■ **SET TASK**: The line containing "YAxis, CartesianGrid, ReferenceLine" marks the end: extract everything from the first line of the data through that line, exactly, with no pictures.

A run of records
····················

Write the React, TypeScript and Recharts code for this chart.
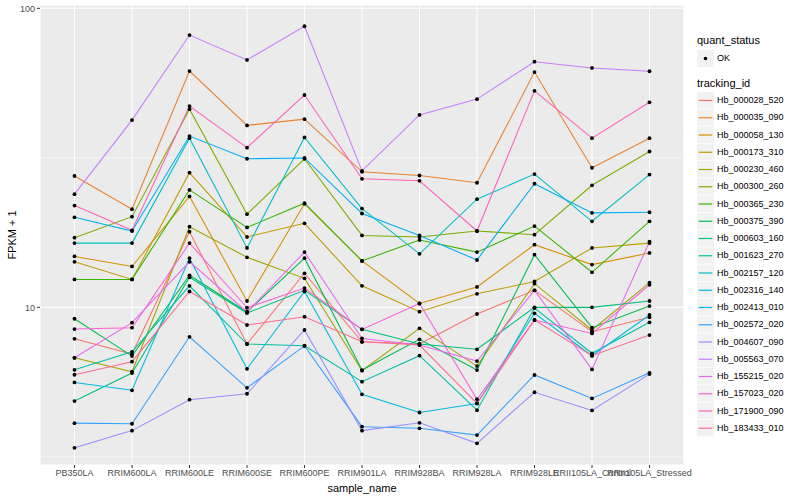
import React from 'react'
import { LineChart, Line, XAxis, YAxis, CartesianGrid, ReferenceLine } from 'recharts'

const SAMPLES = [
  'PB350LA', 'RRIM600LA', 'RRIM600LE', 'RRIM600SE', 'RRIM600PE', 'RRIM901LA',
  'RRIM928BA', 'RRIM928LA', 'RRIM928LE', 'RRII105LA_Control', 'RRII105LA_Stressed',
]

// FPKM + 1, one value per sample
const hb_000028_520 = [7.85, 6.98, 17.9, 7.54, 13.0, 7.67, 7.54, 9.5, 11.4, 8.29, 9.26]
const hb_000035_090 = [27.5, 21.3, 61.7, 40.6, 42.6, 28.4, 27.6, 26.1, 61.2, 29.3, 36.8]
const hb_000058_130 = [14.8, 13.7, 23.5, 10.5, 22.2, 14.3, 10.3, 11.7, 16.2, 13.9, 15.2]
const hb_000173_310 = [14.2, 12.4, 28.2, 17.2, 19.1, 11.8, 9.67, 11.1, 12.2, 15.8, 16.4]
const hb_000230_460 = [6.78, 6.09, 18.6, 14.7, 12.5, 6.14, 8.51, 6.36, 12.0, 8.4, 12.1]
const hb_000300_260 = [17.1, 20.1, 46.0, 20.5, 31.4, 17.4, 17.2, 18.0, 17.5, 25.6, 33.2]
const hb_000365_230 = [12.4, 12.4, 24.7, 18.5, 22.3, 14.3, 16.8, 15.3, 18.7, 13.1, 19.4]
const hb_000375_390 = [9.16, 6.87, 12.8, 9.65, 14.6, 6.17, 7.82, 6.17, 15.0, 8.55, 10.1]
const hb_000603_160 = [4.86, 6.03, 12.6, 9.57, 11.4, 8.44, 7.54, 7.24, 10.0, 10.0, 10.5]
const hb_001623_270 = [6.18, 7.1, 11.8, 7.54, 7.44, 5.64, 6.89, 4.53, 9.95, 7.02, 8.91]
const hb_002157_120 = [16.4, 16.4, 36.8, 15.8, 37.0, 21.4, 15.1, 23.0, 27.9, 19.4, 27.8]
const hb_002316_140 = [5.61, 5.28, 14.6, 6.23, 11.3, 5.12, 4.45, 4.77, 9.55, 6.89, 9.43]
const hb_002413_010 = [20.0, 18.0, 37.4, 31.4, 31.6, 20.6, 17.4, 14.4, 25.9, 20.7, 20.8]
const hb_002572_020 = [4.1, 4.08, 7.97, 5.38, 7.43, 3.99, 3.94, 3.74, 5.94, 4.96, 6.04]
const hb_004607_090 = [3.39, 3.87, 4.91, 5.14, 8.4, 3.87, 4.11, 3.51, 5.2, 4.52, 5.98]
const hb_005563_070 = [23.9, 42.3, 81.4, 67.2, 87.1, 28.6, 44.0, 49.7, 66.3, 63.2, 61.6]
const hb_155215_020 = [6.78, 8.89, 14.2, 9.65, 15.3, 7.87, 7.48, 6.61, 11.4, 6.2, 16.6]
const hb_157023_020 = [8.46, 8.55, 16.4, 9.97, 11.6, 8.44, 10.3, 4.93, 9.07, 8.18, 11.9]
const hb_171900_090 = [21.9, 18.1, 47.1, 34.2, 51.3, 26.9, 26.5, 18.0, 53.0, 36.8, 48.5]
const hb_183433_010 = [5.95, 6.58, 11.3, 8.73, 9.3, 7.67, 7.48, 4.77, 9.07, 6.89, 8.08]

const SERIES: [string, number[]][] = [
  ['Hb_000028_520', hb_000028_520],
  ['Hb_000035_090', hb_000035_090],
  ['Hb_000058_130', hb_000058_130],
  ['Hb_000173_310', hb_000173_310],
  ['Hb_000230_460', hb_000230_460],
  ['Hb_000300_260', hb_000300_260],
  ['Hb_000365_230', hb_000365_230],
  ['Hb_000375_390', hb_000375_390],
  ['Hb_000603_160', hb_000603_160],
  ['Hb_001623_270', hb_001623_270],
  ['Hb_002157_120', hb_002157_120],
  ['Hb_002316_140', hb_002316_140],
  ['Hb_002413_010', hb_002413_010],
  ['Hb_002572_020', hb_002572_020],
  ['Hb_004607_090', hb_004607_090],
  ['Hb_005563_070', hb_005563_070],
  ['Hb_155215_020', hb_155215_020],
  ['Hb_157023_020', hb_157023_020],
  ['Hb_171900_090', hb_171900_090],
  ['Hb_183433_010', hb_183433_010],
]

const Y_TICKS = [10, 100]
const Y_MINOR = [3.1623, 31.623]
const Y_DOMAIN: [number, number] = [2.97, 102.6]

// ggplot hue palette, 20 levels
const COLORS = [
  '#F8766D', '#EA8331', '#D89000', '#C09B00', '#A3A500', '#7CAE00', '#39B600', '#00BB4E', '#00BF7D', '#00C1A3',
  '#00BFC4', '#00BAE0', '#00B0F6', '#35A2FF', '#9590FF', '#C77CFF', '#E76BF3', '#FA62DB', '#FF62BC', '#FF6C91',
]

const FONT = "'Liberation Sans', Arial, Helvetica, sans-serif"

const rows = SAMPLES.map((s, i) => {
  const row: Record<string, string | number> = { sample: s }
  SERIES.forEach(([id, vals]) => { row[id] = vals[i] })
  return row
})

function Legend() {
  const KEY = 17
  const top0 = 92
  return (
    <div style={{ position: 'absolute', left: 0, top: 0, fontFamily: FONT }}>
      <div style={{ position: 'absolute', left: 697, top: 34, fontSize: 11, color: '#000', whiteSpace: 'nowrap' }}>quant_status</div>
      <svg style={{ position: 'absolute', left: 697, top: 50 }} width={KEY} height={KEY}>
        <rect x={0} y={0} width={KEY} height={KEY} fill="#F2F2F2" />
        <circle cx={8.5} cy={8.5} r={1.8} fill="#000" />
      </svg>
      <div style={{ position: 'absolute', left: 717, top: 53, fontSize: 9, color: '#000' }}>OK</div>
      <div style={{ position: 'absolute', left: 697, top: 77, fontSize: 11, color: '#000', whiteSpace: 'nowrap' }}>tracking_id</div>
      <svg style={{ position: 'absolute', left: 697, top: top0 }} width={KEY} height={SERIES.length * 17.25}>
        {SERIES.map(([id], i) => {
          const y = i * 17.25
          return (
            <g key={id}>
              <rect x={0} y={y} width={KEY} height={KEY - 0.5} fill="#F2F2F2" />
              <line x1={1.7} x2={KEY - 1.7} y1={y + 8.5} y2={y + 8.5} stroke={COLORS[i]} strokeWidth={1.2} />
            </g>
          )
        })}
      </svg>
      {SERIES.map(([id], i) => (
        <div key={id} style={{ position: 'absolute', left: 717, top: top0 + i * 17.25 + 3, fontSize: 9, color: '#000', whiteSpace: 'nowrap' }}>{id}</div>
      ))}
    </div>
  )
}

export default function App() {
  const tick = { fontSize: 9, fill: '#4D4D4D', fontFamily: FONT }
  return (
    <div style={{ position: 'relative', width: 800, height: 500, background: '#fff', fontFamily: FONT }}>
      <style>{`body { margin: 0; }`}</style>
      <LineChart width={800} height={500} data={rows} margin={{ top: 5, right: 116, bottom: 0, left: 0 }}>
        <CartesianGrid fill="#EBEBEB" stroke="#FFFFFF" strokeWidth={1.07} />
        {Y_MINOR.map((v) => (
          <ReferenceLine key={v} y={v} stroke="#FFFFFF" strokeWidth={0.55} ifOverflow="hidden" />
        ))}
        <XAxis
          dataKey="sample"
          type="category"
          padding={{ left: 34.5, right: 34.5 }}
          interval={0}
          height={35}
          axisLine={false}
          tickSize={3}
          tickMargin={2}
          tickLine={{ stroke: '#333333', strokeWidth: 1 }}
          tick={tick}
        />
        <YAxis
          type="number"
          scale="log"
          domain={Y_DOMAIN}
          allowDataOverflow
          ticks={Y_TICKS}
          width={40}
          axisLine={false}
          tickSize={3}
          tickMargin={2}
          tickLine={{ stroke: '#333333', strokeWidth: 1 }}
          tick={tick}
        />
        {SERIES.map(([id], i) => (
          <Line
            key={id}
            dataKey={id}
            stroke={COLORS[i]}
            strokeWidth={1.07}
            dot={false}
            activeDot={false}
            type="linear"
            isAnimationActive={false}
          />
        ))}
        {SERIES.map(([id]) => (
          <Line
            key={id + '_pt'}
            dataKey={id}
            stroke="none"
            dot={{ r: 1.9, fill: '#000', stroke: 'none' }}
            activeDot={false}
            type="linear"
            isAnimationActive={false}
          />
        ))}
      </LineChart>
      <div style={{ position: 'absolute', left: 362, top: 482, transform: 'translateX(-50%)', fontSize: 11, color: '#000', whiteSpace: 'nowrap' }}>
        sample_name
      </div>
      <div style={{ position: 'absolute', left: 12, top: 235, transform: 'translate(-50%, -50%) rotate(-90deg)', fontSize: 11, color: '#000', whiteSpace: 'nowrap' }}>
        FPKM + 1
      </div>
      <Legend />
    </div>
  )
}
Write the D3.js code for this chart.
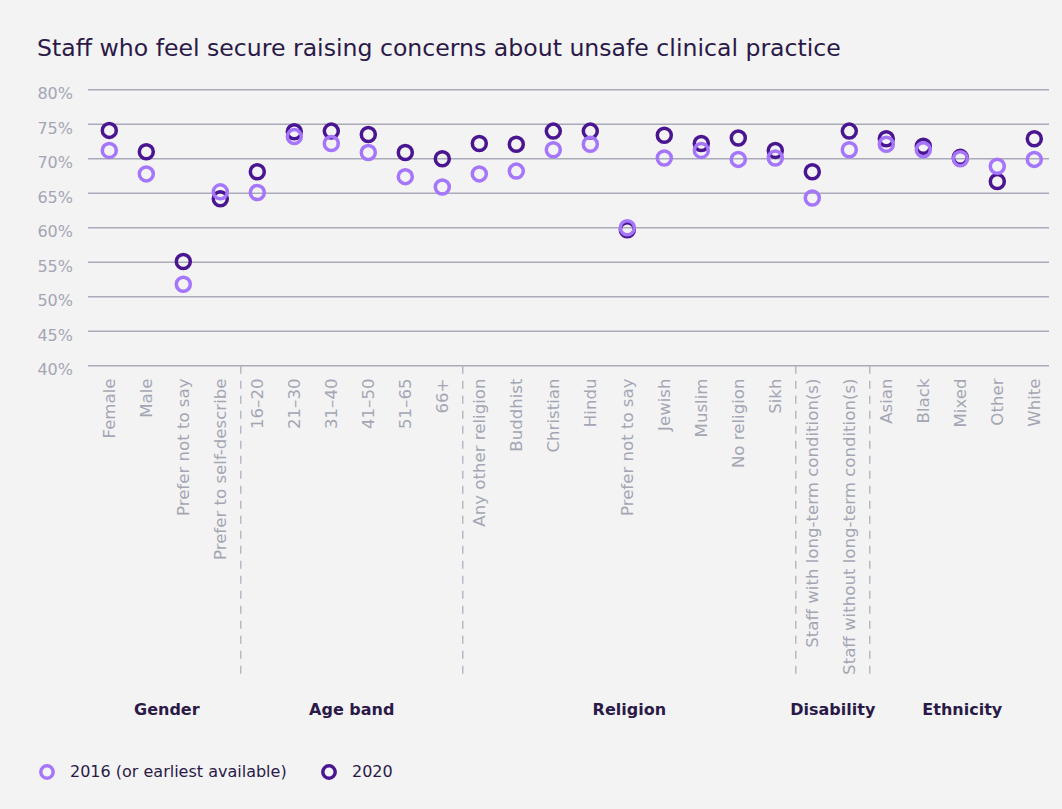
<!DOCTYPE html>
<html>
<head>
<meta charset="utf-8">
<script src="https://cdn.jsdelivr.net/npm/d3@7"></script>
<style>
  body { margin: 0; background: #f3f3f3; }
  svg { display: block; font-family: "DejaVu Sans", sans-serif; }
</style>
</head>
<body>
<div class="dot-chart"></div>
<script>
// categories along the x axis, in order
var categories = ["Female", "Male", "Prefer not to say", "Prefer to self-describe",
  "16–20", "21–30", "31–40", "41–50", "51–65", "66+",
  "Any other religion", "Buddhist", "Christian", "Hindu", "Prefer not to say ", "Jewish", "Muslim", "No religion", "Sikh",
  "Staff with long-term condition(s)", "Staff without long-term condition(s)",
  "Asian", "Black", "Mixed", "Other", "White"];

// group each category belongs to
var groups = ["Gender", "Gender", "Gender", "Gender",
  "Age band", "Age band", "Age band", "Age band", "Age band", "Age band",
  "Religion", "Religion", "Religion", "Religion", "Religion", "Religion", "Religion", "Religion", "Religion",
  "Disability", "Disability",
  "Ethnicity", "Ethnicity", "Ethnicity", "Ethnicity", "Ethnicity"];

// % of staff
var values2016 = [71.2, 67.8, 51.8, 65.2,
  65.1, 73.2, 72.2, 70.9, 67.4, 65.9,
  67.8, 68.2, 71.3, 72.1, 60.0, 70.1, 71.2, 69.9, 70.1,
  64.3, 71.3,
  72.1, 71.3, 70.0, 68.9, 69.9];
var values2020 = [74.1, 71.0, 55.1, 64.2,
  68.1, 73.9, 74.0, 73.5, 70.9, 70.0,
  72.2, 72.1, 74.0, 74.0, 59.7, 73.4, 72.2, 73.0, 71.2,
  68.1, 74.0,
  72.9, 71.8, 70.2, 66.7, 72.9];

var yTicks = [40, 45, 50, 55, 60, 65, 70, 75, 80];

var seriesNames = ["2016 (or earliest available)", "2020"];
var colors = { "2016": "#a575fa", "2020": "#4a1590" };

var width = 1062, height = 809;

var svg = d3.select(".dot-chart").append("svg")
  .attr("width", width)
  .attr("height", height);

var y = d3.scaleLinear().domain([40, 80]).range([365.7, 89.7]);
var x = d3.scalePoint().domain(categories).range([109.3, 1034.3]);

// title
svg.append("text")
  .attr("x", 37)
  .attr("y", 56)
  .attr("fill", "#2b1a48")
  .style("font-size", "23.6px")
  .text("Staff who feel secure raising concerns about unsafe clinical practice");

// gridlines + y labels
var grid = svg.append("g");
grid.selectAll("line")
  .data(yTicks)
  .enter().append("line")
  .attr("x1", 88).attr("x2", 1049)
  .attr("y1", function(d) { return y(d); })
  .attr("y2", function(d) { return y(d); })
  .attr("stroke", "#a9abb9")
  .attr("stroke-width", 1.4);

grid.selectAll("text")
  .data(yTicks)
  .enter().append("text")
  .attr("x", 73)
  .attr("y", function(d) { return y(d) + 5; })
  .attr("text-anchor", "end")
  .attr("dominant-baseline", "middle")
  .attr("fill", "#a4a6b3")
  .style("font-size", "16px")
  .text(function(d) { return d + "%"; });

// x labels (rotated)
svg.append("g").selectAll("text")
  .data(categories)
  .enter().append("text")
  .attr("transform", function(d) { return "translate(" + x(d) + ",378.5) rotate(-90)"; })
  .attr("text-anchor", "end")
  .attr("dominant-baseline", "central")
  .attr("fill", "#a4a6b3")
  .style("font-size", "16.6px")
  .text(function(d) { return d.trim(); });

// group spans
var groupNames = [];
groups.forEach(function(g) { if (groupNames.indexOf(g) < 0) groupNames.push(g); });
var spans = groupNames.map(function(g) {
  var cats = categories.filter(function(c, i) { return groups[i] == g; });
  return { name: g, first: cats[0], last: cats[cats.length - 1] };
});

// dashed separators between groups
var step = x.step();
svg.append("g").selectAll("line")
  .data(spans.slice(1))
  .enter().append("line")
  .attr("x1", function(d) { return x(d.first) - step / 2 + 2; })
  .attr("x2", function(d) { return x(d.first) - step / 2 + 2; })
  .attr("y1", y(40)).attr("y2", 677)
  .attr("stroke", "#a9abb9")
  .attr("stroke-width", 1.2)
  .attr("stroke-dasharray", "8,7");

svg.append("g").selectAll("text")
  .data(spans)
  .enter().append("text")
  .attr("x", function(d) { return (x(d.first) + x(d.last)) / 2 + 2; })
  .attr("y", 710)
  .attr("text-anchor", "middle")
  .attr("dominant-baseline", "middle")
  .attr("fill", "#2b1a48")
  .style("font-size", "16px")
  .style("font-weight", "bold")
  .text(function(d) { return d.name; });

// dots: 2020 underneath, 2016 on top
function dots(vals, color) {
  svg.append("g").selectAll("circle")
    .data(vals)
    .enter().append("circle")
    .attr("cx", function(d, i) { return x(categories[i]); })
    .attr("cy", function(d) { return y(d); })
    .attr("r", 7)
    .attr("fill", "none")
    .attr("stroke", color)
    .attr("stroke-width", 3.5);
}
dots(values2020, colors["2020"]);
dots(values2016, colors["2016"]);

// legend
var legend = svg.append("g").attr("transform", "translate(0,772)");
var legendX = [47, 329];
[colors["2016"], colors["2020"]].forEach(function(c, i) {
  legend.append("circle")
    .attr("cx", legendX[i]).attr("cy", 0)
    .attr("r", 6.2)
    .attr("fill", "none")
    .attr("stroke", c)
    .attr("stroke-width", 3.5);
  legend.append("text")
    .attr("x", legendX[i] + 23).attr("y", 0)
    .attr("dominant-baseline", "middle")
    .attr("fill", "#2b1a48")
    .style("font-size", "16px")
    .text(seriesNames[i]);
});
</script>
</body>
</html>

····················

■ **FINAL ANSWER**:
Write the React, TypeScript and Recharts code for this chart.
import React from 'react'
import { LineChart, Line, XAxis, YAxis, CartesianGrid, ReferenceLine } from 'recharts'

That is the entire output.